The passengers couldn’t bear the stench which some described as “unbearable” and “it was like he hadn’t washed himself for several weeks.” The situation got to the point where the flight crew quarantined him in the restroom and they couldn’t serve food and drinks. When they landed eventually, the smelly dude was escorted to a waiting medical team.
The situation isn’t new to Transavia Airlines, in fact back in February, a man on a flight between Dubai and Amsterdam caused fights for excessive farting – his seatmates weren’t impressed. The plane had to make an emergency landing in Vienna to hand over the troublemakers to the right authority.
2. Woman took a feces shower and had a crappy day
Squeamish? Avert your eyes now before I tell you that a woman in British Columbia was rained on by liquid poo. LIQUID POO. Susan Allan told the horrific story of how she and her son were sitting in traffic when suddenly feces rained from the sunroof – it covered everything: her body, her face, her car, and even the car behind her. Naturally, she and her son looked up at the clear sky and then saw a passenger plane flying overhead.
As a result of the feces shower, Susan now has conjunctivitis due to feces in both eyes and is asking for compensation for injuries and for her car to be professionally cleaned.
3. R.I.P: “Better place without you”
Relatives of a woman who passed away in Minnesota paid for her obituary to be printed in the Minneapolis Star Tribune. It started normal enough stating she married and had two kids but by the third paragraph, the write up took a dark turn. It turns out this woman got pregnant from her affair with her brother-in-law and abandoned her two children to live with him in California.

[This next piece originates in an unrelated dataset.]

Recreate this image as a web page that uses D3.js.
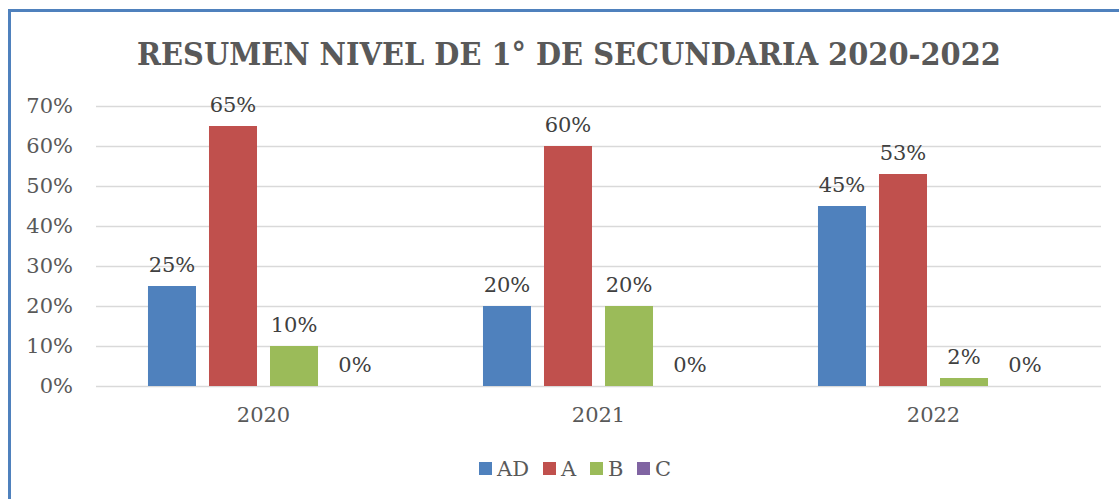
<!DOCTYPE html>
<html>
<head>
<meta charset="utf-8">
<script src="https://cdn.jsdelivr.net/npm/d3@7"></script>
<style>
	html, body { margin: 0; padding: 0; background: #fff; }
	svg { display: block; }
</style>
</head>
<body>
<svg id="chart"></svg>
<script>
const years = ["2020", "2021", "2022"];
const levels = ["AD", "A", "B", "C"];
const AD = [0.25, 0.20, 0.45];
const A = [0.65, 0.60, 0.53];
const B = [0.10, 0.20, 0.02];
const C = [0.00, 0.00, 0.00];
const yTicks = [0, 0.1, 0.2, 0.3, 0.4, 0.5, 0.6, 0.7];
const title = "RESUMEN NIVEL DE 1° DE SECUNDARIA 2020-2022";

const COLOR = ["#4F81BD", "#C0504D", "#9BBB59", "#8064A2"];
const FONT = "'DejaVu Serif', serif";
const TEXT = "#595959";
const SIZE = 21;

const width = 1119;
const height = 499;
const series = [AD, A, B, C];
const pct = d3.format(".0%");

const svg = d3.select("#chart")
	.attr("width", width)
	.attr("height", height);

// frame
svg.append("rect")
	.attr("x", 9.5)
	.attr("y", 10.5)
	.attr("width", width + 20)
	.attr("height", height + 20)
	.attr("fill", "#fff")
	.attr("stroke", "#4F81BD")
	.attr("stroke-width", 3);

// title, sized to span the same width as the original
const titleText = svg.append("text")
	.attr("x", 569)
	.attr("y", 65)
	.attr("text-anchor", "middle")
	.attr("font-family", "'DejaVu Serif Condensed', 'DejaVu Serif', serif")
	.attr("font-stretch", "condensed")
	.attr("font-weight", "bold")
	.attr("font-size", 34)
	.attr("fill", TEXT)
	.text(title);
const tw = titleText.node().getComputedTextLength();
titleText.attr("font-size", Math.min(36, 34 * 864 / tw));

const plot = { left: 96, right: 1101, top: 106, bottom: 386 };

const xScale = d3.scaleBand(years, [plot.left, plot.right]);
const xzScale = d3.scaleBand(levels, [0, xScale.bandwidth()])
	.paddingInner(0.213)
	.paddingOuter(0.852);
const yScale = d3.scaleLinear([0, 0.7], [plot.bottom, plot.top]);

// grid + y labels
const yAxis = d3.axisLeft(yScale)
	.tickValues(yTicks)
	.tickFormat(pct)
	.tickSize(-(plot.right - plot.left))
	.tickPadding(23);

svg.append("g")
	.attr("transform", `translate(${plot.left}, 0)`)
	.call(yAxis)
	.call(g => g.select(".domain").remove())
	.call(g => g.selectAll(".tick line")
		.attr("stroke", "#D9D9D9")
		.attr("stroke-width", 1.5))
	.call(g => g.selectAll(".tick text")
		.attr("font-family", FONT)
		.attr("font-size", SIZE)
		.attr("fill", TEXT));

// bars + value labels
for (let s = 0; s < series.length; s++) {
	svg.append("g")
		.attr("fill", COLOR[s])
		.selectAll("rect")
		.data(years)
		.join("rect")
		.attr("x", d => xScale(d) + xzScale(levels[s]))
		.attr("y", (d, i) => yScale(series[s][i]))
		.attr("width", xzScale.bandwidth())
		.attr("height", (d, i) => yScale(0) - yScale(series[s][i]));

	svg.append("g").selectAll("text")
		.data(years)
		.join("text")
		.attr("x", d => xScale(d) + xzScale(levels[s]) + xzScale.bandwidth() / 2)
		.attr("y", (d, i) => yScale(series[s][i]) - 14)
		.attr("text-anchor", "middle")
		.attr("font-family", FONT)
		.attr("font-size", SIZE)
		.attr("fill", "#404040")
		.text((d, i) => pct(series[s][i]));
}

// x axis labels
const xAxis = d3.axisBottom(xScale).tickSize(0).tickPadding(21);
svg.append("g")
	.attr("transform", `translate(0, ${plot.bottom})`)
	.call(xAxis)
	.call(g => g.select(".domain").remove())
	.call(g => g.selectAll(".tick text")
		.attr("font-family", FONT)
		.attr("font-size", SIZE)
		.attr("fill", TEXT));

// legend
const legendX = [479, 543, 590, 637];
const legend = svg.append("g");
levels.forEach((name, i) => {
	legend.append("rect")
		.attr("x", legendX[i])
		.attr("y", 462)
		.attr("width", 13)
		.attr("height", 13)
		.attr("fill", COLOR[i]);
	legend.append("text")
		.attr("x", legendX[i] + 18)
		.attr("y", 476)
		.attr("font-family", FONT)
		.attr("font-size", SIZE)
		.attr("fill", TEXT)
		.text(name);
});
</script>
</body>
</html>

The obituary grudgingly wrote “She will not be missed.. the world is a better place without her” and you can imagine all the people reading their morning paper choking in their morning coffee.
4. A nosey wonton soup
Just heated up my wonton soup up from the Chinese restaurant and seen this shit……IM DONE WITH CHINESE FOOD BRUH!!! TF
Facebook user Kelgin Haskins went home last Tuesday and felt hungry. He proceeded to heat the wonton soup he got from a Chinese restaurant. He was maybe contemplating on watching a Netflix movie or going straight to sleep afterwards, but what he wasn’t prepared for was for his stomach to roll over. No human guts over here, just goat nose apparently. Run Kelgin! That ain’t no wonton soup!